ENTRIES SUPPLIED:
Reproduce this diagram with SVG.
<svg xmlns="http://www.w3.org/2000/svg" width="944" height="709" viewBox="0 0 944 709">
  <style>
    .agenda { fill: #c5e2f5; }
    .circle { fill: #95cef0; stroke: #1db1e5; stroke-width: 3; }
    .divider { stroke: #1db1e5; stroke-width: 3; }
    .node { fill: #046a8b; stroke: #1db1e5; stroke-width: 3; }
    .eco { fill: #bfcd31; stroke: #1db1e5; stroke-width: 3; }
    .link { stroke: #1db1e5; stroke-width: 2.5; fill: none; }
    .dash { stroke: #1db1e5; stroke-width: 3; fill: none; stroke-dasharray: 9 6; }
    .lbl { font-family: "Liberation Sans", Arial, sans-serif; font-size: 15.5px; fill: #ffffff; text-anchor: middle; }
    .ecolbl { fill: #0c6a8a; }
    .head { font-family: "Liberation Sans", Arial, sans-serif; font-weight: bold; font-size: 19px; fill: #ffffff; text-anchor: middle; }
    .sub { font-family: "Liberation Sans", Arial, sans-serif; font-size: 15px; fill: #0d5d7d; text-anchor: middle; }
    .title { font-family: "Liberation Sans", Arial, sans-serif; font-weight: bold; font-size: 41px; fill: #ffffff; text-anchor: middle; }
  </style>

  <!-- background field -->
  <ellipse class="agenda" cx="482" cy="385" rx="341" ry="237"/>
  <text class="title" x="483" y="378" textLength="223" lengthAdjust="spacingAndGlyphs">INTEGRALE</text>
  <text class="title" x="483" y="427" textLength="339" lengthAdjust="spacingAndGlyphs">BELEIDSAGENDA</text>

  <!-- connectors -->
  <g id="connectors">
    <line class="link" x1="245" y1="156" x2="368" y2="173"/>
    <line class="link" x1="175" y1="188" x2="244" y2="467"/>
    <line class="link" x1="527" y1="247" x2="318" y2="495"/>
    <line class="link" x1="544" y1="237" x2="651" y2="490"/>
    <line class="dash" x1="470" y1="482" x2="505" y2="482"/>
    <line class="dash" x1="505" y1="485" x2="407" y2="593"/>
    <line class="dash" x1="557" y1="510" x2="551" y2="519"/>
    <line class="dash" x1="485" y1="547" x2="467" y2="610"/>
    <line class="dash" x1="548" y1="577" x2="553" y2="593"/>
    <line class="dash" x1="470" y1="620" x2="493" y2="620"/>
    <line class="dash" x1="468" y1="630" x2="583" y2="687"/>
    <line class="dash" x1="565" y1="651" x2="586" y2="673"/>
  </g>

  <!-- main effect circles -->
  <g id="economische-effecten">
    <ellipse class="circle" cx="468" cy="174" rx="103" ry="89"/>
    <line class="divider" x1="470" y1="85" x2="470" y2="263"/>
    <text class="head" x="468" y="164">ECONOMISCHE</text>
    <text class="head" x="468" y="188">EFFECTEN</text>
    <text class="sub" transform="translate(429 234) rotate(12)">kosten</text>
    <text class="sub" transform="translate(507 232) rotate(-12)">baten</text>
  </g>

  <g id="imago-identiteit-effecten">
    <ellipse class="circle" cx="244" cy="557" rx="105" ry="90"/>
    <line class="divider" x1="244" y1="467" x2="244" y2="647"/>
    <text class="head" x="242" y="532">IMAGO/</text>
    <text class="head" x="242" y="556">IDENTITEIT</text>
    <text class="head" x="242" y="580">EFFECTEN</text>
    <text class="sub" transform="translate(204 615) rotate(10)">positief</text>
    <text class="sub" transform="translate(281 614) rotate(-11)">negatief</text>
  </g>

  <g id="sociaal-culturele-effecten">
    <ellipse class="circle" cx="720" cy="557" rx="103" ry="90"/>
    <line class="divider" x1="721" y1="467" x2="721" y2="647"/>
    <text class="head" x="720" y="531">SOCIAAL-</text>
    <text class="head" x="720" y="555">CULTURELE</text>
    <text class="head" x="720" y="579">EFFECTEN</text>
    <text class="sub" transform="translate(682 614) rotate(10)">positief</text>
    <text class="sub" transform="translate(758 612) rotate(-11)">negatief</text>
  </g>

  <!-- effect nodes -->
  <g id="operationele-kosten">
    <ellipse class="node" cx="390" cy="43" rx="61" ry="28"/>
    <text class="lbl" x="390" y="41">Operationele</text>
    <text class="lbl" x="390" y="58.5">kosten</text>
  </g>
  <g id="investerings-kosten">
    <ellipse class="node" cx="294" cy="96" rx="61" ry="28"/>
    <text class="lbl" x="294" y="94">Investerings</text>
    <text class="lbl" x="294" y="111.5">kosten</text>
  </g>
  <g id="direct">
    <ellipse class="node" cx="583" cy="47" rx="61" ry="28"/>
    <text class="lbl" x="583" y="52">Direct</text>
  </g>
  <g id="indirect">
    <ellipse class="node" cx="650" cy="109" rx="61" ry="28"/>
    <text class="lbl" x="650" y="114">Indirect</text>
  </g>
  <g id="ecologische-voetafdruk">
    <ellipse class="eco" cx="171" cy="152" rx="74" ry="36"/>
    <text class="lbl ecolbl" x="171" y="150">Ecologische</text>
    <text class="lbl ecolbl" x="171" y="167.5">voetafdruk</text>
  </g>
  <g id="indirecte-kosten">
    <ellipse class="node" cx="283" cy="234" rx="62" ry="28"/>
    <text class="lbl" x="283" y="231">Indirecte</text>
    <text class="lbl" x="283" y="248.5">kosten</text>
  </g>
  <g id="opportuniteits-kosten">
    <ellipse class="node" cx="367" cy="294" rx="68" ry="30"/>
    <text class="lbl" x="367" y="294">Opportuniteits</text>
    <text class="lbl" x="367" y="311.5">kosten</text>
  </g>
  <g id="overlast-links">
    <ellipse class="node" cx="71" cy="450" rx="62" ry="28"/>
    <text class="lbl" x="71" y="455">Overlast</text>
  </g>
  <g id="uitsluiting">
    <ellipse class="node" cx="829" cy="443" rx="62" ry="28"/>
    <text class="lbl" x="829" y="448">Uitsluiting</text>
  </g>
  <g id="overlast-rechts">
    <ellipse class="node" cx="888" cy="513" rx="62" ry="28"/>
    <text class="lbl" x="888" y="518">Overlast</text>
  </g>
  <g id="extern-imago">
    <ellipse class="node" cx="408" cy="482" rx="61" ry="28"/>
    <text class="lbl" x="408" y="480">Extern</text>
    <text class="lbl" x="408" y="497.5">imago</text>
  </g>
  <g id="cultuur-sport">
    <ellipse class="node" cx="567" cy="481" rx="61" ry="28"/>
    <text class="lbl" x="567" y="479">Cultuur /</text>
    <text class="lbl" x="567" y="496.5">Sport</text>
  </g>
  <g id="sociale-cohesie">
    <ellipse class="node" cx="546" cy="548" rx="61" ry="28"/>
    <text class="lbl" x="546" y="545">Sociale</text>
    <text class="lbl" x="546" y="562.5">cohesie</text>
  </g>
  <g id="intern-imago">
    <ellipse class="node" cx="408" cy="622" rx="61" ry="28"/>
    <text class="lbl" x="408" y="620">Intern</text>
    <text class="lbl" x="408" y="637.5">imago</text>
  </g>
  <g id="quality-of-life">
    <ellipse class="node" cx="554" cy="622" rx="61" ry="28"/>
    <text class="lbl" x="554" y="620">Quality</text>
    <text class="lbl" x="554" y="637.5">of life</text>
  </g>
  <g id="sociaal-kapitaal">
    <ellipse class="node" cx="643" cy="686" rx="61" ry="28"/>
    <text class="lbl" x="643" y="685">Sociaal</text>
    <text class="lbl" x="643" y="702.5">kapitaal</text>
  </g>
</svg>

--

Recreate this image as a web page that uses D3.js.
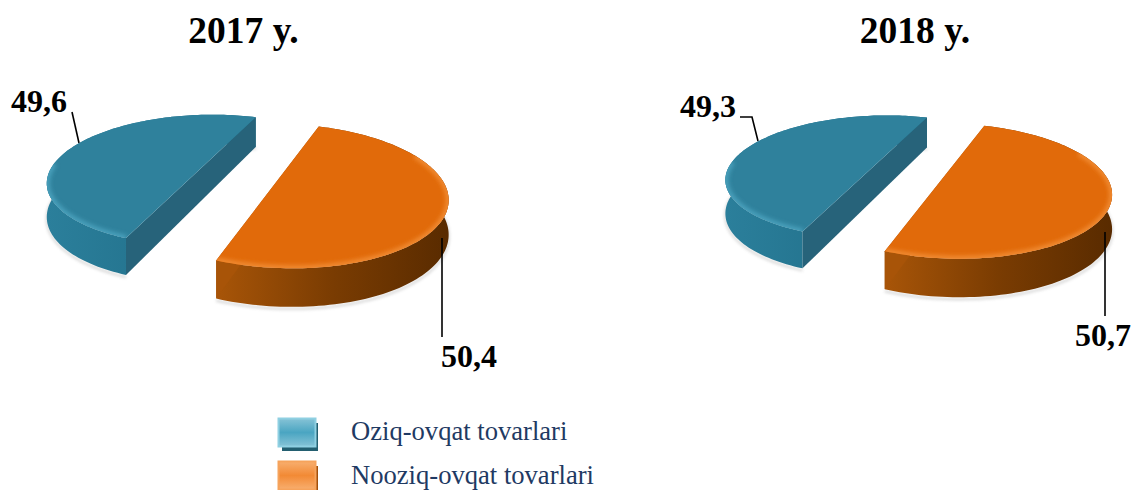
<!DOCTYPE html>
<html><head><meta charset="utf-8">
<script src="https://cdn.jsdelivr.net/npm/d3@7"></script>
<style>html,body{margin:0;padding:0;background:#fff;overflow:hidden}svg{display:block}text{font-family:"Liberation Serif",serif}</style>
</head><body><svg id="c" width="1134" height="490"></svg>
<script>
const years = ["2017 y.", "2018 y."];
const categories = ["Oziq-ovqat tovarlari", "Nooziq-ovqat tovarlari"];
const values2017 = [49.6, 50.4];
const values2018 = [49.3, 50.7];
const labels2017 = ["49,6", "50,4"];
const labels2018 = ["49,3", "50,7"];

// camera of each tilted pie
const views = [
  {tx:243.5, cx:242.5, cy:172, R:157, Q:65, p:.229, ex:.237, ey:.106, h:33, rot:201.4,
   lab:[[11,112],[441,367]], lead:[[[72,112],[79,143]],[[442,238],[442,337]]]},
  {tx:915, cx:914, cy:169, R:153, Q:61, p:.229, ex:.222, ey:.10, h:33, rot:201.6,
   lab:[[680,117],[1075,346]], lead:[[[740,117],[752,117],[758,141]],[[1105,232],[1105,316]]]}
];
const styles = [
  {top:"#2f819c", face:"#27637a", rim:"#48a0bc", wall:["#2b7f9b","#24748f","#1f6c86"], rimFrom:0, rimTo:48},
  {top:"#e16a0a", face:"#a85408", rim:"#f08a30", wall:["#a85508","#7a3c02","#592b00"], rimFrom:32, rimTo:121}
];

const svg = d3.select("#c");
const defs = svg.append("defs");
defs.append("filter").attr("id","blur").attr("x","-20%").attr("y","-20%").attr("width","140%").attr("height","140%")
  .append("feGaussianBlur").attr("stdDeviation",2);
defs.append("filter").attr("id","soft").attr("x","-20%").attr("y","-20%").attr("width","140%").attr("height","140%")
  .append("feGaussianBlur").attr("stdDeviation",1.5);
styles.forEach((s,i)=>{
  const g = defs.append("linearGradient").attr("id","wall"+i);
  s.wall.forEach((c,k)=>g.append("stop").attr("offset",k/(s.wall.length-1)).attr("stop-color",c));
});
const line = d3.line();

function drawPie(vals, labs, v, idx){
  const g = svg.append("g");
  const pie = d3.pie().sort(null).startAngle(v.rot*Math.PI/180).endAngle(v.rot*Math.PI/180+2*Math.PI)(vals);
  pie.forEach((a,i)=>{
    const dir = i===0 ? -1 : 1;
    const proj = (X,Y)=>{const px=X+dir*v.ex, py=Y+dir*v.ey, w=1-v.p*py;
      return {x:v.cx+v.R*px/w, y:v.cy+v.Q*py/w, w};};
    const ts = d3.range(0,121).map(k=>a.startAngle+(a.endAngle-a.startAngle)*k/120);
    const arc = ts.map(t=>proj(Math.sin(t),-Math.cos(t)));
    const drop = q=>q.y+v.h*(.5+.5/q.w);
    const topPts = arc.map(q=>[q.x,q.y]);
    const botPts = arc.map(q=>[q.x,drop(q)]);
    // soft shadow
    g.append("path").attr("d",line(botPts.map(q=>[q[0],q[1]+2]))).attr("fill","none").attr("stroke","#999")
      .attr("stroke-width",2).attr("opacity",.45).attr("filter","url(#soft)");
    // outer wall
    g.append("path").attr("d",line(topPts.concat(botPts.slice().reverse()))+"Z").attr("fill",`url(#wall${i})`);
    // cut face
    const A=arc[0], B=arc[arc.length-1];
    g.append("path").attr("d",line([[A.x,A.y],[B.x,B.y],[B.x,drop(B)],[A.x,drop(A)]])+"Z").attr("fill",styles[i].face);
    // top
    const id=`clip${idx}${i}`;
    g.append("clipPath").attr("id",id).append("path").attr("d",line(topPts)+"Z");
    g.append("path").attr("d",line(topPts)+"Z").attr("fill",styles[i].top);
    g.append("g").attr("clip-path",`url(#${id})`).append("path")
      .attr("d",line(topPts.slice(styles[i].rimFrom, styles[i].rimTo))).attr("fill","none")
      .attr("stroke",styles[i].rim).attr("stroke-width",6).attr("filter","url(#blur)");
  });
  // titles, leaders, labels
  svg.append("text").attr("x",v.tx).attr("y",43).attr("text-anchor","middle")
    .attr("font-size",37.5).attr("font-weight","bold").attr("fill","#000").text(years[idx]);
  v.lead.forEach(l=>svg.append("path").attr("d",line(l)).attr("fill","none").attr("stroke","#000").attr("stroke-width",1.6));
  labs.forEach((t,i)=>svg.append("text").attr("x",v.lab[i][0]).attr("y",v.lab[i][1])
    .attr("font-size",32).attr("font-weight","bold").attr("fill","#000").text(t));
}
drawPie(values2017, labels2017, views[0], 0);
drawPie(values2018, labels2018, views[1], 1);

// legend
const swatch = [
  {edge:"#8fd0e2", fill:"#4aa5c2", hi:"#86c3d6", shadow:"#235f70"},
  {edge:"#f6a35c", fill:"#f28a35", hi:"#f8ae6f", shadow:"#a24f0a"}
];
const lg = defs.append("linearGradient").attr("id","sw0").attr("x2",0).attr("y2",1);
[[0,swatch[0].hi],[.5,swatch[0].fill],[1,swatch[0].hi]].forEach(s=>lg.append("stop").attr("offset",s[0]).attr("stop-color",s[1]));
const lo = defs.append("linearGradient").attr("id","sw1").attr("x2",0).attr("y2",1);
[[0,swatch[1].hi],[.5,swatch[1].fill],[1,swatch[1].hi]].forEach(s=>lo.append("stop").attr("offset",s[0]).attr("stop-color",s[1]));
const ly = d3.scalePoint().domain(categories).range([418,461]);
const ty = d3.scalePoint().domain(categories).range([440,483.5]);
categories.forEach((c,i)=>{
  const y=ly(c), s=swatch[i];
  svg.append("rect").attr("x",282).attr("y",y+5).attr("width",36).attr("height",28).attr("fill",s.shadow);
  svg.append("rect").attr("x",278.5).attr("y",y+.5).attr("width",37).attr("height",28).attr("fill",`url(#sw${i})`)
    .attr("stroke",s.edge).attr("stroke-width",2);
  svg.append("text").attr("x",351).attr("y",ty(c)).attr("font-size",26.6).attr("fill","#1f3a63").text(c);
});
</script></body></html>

---

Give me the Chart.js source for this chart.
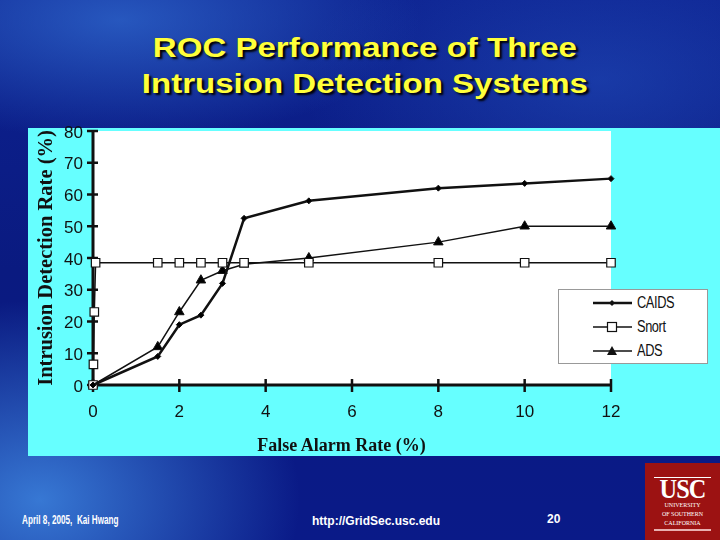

EXERCISE OBJECTIVE: Find the word "this" and list each line it appears in.

TASK OUTPUT:
Reproduce this diagram with SVG.
Recreate this image as a web page that uses D3.js.
Give me the Chart.js source for this chart.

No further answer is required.